Provided material -
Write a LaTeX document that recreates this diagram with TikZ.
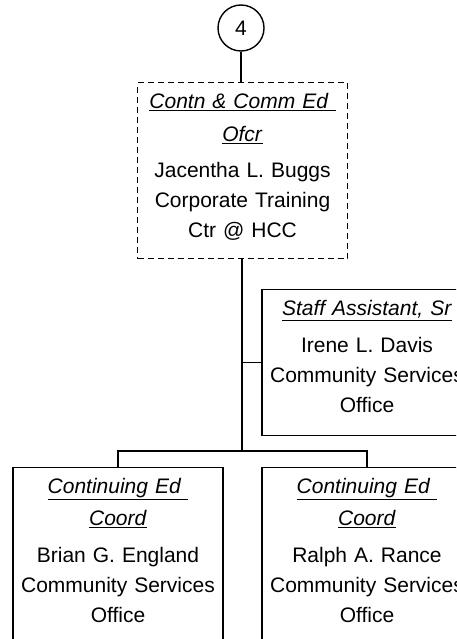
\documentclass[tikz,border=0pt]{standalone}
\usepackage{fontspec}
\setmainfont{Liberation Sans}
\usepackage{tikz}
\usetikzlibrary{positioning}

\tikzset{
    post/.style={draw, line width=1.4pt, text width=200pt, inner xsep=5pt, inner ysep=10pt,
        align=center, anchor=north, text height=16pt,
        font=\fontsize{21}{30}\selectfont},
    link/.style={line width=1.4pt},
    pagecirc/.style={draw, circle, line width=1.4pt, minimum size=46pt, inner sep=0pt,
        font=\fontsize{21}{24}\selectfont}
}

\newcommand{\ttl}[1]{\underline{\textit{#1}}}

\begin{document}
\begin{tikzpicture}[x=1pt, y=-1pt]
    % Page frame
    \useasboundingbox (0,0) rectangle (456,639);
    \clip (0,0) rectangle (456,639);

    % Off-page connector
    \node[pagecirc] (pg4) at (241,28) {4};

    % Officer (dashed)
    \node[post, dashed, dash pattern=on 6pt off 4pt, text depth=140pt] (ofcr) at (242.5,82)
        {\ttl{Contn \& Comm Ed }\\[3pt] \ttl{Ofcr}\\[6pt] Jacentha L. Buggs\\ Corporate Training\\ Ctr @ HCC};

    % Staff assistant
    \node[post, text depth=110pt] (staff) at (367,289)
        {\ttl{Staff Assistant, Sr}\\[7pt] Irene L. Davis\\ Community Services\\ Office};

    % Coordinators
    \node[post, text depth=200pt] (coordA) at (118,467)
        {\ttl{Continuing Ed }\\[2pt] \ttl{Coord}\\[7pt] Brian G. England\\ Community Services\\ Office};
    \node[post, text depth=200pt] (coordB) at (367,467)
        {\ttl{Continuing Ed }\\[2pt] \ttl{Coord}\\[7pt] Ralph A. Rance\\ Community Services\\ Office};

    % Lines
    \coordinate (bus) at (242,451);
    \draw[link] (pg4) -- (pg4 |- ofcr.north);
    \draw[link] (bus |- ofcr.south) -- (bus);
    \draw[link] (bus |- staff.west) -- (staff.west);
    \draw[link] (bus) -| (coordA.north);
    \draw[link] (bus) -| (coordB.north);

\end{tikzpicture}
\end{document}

What is required - Omit every picture, then reproduce the rest of the listing exactly.

Answer to this exercise -
Write a LaTeX document that recreates this diagram with TikZ.
\documentclass[tikz,border=0pt]{standalone}
\usepackage{fontspec}
\setmainfont{Liberation Sans}
\usepackage{tikz}
\usetikzlibrary{positioning}

\tikzset{
    post/.style={draw, line width=1.4pt, text width=200pt, inner xsep=5pt, inner ysep=10pt,
        align=center, anchor=north, text height=16pt,
        font=\fontsize{21}{30}\selectfont},
    link/.style={line width=1.4pt},
    pagecirc/.style={draw, circle, line width=1.4pt, minimum size=46pt, inner sep=0pt,
        font=\fontsize{21}{24}\selectfont}
}

\newcommand{\ttl}[1]{\underline{\textit{#1}}}

\begin{document}
\begin{tikzpicture}[x=1pt, y=-1pt]
    % Page frame
    \useasboundingbox (0,0) rectangle (456,639);
    \clip (0,0) rectangle (456,639);

    % Off-page connector
    \node[pagecirc] (pg4) at (241,28) {4};

    % Officer (dashed)
    \node[post, dashed, dash pattern=on 6pt off 4pt, text depth=140pt] (ofcr) at (242.5,82)
        {\ttl{Contn \& Comm Ed }\\[3pt] \ttl{Ofcr}\\[6pt] Jacentha L. Buggs\\ Corporate Training\\ Ctr @ HCC};

    % Staff assistant
    \node[post, text depth=110pt] (staff) at (367,289)
        {\ttl{Staff Assistant, Sr}\\[7pt] Irene L. Davis\\ Community Services\\ Office};

    % Coordinators
    \node[post, text depth=200pt] (coordA) at (118,467)
        {\ttl{Continuing Ed }\\[2pt] \ttl{Coord}\\[7pt] Brian G. England\\ Community Services\\ Office};
    \node[post, text depth=200pt] (coordB) at (367,467)
        {\ttl{Continuing Ed }\\[2pt] \ttl{Coord}\\[7pt] Ralph A. Rance\\ Community Services\\ Office};

    % Lines
    \coordinate (bus) at (242,451);
    \draw[link] (pg4) -- (pg4 |- ofcr.north);
    \draw[link] (bus |- ofcr.south) -- (bus);
    \draw[link] (bus |- staff.west) -- (staff.west);
    \draw[link] (bus) -| (coordA.north);
    \draw[link] (bus) -| (coordB.north);

\end{tikzpicture}
\end{document}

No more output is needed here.